Algo parecido vale para a biodiversidade. Os pesquisadores levaram em conta quais áreas no País tem a maior densidade de espécies ameaçadas por área de vegetação remanescente. Em geral, todos os biomas brasileiros são muito ricos em biodiversidade, mas o trabalho recomenda que projetos que visem a proteção das espécies deveriam ser pensados para a Mata Atlântica, que é o bioma que mais foi desmatado.
Quem paga a conta?
O estudo analisa ainda experiências que já vêm sendo feitas no Brasil, os projetos de lei em andamento e estratégias para o pagamento. Uma delas é o comércio de crédito de carbono. Uma tonelada de CO2-equivalente e vendida a R$ 50, calculam os pesquisadores, seria suficiente para evitar o desmatamento de 20,5 milhões de hectares, praticamente todo o desmatamento projetado para o período 2016-2030.
Young defende também que o consumidor do benefício pague ao produtor do serviço. Por exemplo, uma cidade que se beneficie com água poderia ter um valor, acrescido na sua conta, destinado para o PSA dos agricultores.

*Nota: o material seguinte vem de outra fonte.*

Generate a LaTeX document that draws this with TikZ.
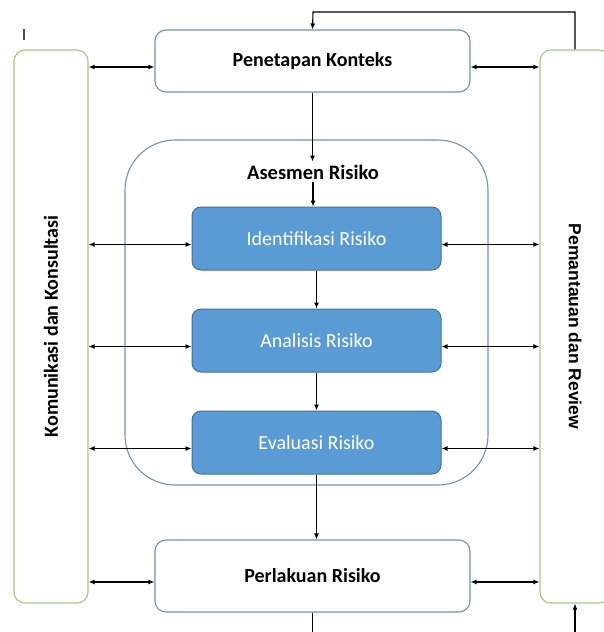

A proposta recomendada pela equipe é que se crie uma fórmula progressiva de benefícios. Uma das discussões que existe em torno de projetos de PSA é se não está se pagando apenas para o indivíduo cumprir a lei. Pelo Código Florestal, por exemplo, um proprietário de terra na Amazônia tem de preservar 80% de sua propriedade e recuperar o que desmatou ilegalmente. Por isso, há quem defenda que o PSA deveria ser feito somente com quem está protegendo mais do que a lei já prevê, “isso é um lado da história. Por outro, a lei não está sendo cumprida. Assim como existe uma lei que diz que toda criança tem de estar na escola e, ainda assim, se paga para a família colocar os filhos no colégio, essa é uma agenda política, mas tem de ser factível com a realidade orçamentária”, afirma Young.
De todo modo, o perito sugere uma espécie de escalonamento. A ideia é pagar ao proprietário uma porcentagem do custo de oportunidade da terra, mas nunca o valor cheio. Mas, conforme a qualidade da conservação, este valor pode ir subindo. O projeto ganharia notas: pela biodiversidade, se a área for transformada em Reserva Particular do Patrimônio Natural (RPPN), se está perto de outras áreas protegidas formando um mosaico, se tiver nascente, etc.
“A mensagem é que vai custar dinheiro, mas existem opções melhores e em troca de grandes benefícios”, diz.